_Task objective_
Leaving out all pictures, copy exactly the lines from the one containing "Generate a LaTeX" down to the one containing "(8,7) -- (1365,7);", both of them included.

_Supplied data_

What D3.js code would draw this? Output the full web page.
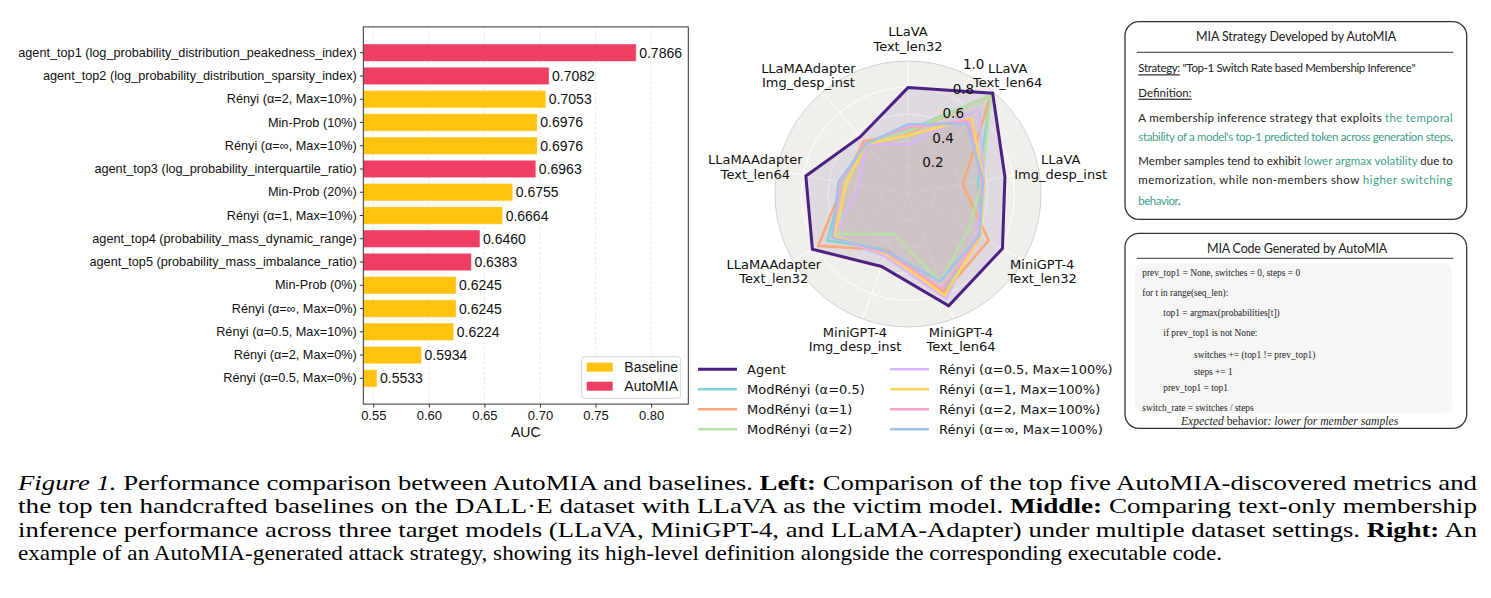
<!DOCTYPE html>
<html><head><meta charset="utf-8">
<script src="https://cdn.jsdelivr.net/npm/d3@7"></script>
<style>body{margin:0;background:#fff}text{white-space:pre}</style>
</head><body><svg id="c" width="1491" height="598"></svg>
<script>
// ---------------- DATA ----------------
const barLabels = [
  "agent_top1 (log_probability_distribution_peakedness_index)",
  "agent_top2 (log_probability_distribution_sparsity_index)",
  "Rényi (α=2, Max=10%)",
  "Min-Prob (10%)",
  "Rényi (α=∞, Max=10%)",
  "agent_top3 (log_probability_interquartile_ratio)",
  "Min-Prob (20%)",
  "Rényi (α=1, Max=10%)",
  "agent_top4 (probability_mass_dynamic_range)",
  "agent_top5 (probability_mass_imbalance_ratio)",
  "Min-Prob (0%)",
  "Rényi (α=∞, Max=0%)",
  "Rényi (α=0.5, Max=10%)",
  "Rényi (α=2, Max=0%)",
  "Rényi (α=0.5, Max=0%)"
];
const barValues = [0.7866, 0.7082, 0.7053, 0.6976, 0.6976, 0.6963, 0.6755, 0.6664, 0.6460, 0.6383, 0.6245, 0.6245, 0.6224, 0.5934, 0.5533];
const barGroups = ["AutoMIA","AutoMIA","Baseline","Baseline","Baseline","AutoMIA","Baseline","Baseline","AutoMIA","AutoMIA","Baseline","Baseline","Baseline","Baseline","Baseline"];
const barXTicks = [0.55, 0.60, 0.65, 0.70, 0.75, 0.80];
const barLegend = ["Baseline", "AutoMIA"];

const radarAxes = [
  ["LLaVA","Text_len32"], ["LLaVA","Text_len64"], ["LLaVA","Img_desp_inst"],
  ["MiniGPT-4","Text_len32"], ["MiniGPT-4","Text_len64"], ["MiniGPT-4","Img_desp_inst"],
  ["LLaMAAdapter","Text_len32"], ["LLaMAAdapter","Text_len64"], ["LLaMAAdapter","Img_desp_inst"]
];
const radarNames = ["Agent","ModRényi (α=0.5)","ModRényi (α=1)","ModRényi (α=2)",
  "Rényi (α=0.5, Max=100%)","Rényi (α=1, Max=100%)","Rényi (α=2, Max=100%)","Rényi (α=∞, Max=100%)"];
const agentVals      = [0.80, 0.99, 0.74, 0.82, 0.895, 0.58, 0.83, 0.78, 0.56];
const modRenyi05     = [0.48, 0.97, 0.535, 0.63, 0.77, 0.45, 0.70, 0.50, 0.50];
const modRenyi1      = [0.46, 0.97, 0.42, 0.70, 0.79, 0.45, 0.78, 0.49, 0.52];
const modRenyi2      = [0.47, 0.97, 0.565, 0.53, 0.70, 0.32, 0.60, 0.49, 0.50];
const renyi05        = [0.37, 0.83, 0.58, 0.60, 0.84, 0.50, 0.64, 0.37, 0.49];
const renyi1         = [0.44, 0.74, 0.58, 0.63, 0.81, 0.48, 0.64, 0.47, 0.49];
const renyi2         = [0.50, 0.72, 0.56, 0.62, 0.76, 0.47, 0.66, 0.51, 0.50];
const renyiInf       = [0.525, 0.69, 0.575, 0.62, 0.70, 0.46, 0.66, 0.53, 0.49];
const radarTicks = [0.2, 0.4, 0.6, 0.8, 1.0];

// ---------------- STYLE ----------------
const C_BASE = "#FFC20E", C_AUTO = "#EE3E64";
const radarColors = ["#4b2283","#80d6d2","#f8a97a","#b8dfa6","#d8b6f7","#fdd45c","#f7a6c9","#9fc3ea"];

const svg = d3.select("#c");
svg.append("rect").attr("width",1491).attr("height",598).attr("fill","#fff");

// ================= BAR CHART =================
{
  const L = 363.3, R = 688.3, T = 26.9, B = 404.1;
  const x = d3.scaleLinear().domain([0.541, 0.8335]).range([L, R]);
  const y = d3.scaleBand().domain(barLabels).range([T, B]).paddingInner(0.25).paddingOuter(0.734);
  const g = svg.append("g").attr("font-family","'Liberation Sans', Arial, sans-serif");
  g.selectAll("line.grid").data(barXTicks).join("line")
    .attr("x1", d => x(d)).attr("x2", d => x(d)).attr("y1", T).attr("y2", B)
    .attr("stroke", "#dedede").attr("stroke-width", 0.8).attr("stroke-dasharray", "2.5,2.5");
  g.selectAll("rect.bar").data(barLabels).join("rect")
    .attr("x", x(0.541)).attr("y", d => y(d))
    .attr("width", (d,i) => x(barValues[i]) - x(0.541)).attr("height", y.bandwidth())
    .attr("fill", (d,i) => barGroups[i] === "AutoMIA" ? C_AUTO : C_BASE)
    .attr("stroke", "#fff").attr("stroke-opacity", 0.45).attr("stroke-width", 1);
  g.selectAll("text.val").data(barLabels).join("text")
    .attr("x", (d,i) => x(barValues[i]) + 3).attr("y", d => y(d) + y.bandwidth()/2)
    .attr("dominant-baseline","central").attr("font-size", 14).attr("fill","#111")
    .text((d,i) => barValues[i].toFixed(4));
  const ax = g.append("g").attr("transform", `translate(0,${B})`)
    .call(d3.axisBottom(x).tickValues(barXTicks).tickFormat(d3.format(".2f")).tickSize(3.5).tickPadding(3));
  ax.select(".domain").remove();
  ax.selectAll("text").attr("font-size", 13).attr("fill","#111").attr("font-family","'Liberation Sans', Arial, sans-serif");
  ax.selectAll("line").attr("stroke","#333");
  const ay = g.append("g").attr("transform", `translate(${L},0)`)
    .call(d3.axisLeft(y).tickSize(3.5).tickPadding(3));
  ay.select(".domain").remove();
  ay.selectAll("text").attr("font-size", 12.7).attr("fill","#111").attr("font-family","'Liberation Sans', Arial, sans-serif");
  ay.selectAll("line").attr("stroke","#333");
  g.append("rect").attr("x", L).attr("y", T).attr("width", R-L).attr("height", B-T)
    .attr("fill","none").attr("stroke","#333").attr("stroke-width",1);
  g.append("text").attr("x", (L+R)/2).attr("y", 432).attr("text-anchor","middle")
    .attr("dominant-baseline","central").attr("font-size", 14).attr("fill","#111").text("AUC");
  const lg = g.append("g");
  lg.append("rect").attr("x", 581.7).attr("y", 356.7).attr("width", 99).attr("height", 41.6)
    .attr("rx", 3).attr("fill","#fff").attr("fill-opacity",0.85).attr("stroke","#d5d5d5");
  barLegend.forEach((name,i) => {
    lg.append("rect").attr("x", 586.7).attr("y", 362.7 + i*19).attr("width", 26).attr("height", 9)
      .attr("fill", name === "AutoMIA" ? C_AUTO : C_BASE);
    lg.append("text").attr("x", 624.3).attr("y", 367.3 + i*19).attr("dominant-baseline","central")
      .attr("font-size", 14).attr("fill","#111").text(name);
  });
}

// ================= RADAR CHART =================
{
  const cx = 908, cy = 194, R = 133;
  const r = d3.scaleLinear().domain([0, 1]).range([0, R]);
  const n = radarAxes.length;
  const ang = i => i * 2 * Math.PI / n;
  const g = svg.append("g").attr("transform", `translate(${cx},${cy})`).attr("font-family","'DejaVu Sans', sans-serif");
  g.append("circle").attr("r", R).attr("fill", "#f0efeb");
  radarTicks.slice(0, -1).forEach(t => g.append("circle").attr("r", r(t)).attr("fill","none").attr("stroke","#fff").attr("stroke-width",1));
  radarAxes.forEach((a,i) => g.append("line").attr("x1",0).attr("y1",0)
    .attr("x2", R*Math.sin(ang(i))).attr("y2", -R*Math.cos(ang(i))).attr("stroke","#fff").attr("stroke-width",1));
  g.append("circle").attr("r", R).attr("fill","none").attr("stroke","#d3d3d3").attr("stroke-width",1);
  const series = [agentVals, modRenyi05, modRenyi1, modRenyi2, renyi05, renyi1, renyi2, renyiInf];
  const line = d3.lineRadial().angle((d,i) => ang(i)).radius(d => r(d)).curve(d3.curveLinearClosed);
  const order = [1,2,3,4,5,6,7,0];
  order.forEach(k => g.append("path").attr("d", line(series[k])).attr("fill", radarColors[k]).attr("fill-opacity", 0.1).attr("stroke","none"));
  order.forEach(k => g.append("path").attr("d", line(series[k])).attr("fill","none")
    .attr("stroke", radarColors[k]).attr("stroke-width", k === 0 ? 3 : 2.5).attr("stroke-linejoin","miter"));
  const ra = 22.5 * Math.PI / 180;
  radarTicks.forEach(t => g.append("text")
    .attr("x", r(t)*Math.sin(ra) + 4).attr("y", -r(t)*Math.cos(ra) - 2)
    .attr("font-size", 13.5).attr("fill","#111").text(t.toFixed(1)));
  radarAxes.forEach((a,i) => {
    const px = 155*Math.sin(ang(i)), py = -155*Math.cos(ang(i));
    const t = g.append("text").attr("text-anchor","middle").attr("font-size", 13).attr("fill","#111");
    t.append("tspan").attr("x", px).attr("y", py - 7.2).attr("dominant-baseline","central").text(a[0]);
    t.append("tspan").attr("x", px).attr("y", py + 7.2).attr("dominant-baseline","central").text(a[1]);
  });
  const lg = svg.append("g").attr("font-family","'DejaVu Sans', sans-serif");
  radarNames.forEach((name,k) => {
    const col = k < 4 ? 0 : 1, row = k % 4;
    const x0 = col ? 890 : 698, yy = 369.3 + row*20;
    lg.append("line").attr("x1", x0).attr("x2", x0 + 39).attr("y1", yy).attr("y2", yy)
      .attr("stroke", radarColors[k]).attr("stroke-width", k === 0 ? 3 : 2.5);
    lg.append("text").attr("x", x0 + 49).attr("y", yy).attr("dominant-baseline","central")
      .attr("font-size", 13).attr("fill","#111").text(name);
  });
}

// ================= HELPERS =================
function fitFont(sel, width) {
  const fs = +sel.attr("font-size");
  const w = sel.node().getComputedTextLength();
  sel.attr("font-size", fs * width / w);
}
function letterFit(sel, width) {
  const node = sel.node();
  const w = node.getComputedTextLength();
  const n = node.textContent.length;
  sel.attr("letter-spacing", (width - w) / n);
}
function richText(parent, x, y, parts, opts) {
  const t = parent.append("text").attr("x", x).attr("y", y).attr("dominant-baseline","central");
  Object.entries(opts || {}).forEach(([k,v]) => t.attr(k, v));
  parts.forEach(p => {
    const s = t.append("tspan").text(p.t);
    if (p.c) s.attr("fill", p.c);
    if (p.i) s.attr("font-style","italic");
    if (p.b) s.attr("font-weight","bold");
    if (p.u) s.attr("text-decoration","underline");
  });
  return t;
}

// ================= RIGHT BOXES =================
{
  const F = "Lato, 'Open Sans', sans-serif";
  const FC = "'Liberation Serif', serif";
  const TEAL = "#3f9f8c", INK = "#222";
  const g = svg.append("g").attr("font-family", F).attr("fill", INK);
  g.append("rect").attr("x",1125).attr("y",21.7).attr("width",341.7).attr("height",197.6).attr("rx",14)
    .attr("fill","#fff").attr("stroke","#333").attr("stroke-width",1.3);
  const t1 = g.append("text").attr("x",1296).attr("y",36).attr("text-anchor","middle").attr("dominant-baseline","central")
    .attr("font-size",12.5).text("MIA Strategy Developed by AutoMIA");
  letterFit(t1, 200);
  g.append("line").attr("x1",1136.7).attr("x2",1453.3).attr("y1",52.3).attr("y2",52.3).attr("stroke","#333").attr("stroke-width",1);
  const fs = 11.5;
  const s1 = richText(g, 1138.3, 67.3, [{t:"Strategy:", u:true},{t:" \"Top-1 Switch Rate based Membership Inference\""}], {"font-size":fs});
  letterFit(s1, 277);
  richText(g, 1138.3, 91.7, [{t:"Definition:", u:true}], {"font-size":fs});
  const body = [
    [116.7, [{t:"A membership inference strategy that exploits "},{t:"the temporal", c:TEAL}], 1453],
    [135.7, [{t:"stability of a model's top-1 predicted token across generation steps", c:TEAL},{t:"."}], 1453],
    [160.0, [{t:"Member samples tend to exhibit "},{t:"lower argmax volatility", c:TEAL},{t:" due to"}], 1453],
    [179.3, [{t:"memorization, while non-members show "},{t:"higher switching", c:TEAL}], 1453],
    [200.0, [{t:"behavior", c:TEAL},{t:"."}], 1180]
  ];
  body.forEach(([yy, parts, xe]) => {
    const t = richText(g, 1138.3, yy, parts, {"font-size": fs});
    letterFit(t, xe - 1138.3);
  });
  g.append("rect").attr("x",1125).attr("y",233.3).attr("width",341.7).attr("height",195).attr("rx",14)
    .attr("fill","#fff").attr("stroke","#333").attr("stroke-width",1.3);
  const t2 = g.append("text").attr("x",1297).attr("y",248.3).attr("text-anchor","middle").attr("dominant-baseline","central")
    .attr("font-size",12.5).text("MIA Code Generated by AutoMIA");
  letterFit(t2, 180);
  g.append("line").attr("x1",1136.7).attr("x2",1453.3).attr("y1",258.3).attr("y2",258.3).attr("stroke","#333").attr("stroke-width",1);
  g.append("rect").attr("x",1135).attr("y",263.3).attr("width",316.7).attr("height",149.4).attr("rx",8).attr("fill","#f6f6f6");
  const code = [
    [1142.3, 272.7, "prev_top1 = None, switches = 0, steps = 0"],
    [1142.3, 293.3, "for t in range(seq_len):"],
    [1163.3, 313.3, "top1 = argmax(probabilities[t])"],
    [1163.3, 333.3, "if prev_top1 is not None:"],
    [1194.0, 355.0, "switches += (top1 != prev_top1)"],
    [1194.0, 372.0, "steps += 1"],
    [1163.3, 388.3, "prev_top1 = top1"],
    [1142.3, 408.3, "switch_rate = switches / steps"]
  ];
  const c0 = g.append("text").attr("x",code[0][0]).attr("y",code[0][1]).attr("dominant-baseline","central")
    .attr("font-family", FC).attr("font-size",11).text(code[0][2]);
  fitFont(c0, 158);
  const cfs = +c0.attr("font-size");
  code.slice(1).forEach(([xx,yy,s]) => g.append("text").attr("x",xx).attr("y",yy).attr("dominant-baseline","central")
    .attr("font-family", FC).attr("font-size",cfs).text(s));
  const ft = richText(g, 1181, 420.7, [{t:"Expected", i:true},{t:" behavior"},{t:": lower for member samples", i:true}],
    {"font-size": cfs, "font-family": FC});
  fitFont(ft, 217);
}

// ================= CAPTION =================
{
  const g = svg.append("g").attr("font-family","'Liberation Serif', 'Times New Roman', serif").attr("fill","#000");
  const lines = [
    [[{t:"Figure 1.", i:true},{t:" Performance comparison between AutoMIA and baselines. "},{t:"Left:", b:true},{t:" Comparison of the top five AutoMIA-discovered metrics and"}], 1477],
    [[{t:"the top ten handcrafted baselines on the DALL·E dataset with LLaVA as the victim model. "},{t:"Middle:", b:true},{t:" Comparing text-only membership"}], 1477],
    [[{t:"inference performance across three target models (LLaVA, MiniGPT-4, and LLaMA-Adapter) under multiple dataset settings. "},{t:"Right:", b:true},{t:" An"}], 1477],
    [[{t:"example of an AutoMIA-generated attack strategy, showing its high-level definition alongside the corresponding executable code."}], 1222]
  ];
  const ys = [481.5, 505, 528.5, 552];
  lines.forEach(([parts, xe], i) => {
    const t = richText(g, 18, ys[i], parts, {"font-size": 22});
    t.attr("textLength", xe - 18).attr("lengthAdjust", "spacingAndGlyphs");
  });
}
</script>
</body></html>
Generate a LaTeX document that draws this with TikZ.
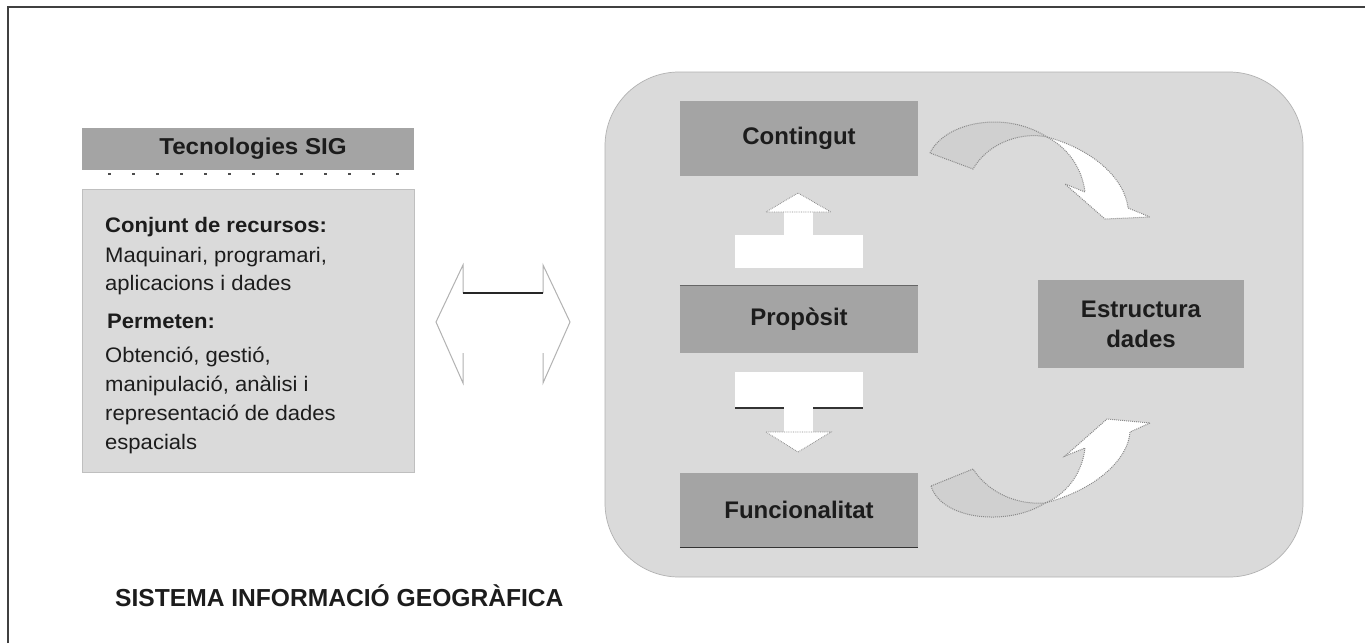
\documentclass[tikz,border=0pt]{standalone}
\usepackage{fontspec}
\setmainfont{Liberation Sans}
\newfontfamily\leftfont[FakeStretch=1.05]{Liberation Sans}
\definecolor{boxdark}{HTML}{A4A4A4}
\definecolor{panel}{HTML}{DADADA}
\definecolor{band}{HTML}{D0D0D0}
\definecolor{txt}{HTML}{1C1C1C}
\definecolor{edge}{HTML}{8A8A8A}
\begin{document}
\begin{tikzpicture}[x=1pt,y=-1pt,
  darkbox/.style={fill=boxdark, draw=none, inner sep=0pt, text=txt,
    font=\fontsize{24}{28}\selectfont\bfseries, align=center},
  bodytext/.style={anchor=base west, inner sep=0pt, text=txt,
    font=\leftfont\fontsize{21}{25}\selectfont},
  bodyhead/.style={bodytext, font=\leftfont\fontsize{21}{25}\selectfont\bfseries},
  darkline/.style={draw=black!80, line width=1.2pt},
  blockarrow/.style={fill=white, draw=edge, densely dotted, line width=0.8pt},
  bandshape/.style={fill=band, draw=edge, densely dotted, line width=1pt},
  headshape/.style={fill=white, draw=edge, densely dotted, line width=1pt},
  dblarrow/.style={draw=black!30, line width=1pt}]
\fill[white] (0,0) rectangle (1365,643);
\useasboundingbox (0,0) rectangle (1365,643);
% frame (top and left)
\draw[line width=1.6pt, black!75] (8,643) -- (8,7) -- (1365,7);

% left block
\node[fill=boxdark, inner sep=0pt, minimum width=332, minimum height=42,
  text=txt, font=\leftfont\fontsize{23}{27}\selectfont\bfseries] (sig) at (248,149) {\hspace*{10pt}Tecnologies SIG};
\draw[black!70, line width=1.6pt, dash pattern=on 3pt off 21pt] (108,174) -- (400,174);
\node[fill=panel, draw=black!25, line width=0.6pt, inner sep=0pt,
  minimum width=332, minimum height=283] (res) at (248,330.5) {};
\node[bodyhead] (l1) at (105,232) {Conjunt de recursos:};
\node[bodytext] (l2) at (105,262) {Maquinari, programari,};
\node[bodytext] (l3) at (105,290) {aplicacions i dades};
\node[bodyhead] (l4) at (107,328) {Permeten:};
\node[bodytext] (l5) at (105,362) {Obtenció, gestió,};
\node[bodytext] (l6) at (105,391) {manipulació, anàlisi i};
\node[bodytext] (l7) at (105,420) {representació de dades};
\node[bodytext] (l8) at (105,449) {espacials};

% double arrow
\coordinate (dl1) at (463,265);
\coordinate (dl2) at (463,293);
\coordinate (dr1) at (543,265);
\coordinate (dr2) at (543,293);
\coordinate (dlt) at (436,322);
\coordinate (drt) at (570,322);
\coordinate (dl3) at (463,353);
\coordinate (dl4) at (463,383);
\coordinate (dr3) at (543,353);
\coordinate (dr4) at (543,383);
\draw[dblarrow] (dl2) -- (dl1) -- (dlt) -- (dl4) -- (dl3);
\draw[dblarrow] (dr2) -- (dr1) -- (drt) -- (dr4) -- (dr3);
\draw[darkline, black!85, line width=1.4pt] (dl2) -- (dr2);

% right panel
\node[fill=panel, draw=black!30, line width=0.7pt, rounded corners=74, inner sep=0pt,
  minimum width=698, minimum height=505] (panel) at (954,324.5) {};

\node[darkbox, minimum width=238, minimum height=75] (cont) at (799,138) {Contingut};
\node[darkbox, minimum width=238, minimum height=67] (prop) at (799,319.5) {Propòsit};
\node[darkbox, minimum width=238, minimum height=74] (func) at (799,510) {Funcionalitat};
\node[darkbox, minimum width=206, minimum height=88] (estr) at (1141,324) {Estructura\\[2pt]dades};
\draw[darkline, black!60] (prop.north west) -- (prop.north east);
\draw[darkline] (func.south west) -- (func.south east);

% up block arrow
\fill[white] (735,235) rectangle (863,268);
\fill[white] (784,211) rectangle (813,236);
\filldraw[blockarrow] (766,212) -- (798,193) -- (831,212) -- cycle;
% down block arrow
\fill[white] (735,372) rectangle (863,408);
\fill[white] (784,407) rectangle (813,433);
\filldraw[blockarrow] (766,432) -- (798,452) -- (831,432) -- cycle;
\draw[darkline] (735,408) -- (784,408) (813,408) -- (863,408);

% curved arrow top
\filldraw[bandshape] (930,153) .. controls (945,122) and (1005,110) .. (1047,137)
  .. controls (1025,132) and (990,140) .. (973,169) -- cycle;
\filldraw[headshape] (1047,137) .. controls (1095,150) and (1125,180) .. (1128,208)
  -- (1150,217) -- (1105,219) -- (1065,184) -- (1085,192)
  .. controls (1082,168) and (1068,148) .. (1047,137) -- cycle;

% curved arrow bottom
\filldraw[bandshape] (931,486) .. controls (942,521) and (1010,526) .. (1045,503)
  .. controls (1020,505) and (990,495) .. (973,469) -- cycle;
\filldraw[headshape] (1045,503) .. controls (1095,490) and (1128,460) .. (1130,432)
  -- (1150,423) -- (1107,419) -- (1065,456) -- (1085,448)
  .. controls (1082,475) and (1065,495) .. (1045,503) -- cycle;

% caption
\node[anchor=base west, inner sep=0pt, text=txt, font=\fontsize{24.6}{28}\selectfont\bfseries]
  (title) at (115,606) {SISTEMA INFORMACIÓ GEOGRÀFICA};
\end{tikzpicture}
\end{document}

_Exercise result_
Generate a LaTeX document that draws this with TikZ.
\documentclass[tikz,border=0pt]{standalone}
\usepackage{fontspec}
\setmainfont{Liberation Sans}
\newfontfamily\leftfont[FakeStretch=1.05]{Liberation Sans}
\definecolor{boxdark}{HTML}{A4A4A4}
\definecolor{panel}{HTML}{DADADA}
\definecolor{band}{HTML}{D0D0D0}
\definecolor{txt}{HTML}{1C1C1C}
\definecolor{edge}{HTML}{8A8A8A}
\begin{document}
\begin{tikzpicture}[x=1pt,y=-1pt,
  darkbox/.style={fill=boxdark, draw=none, inner sep=0pt, text=txt,
    font=\fontsize{24}{28}\selectfont\bfseries, align=center},
  bodytext/.style={anchor=base west, inner sep=0pt, text=txt,
    font=\leftfont\fontsize{21}{25}\selectfont},
  bodyhead/.style={bodytext, font=\leftfont\fontsize{21}{25}\selectfont\bfseries},
  darkline/.style={draw=black!80, line width=1.2pt},
  blockarrow/.style={fill=white, draw=edge, densely dotted, line width=0.8pt},
  bandshape/.style={fill=band, draw=edge, densely dotted, line width=1pt},
  headshape/.style={fill=white, draw=edge, densely dotted, line width=1pt},
  dblarrow/.style={draw=black!30, line width=1pt}]
\fill[white] (0,0) rectangle (1365,643);
\useasboundingbox (0,0) rectangle (1365,643);
% frame (top and left)
\draw[line width=1.6pt, black!75] (8,643) -- (8,7) -- (1365,7);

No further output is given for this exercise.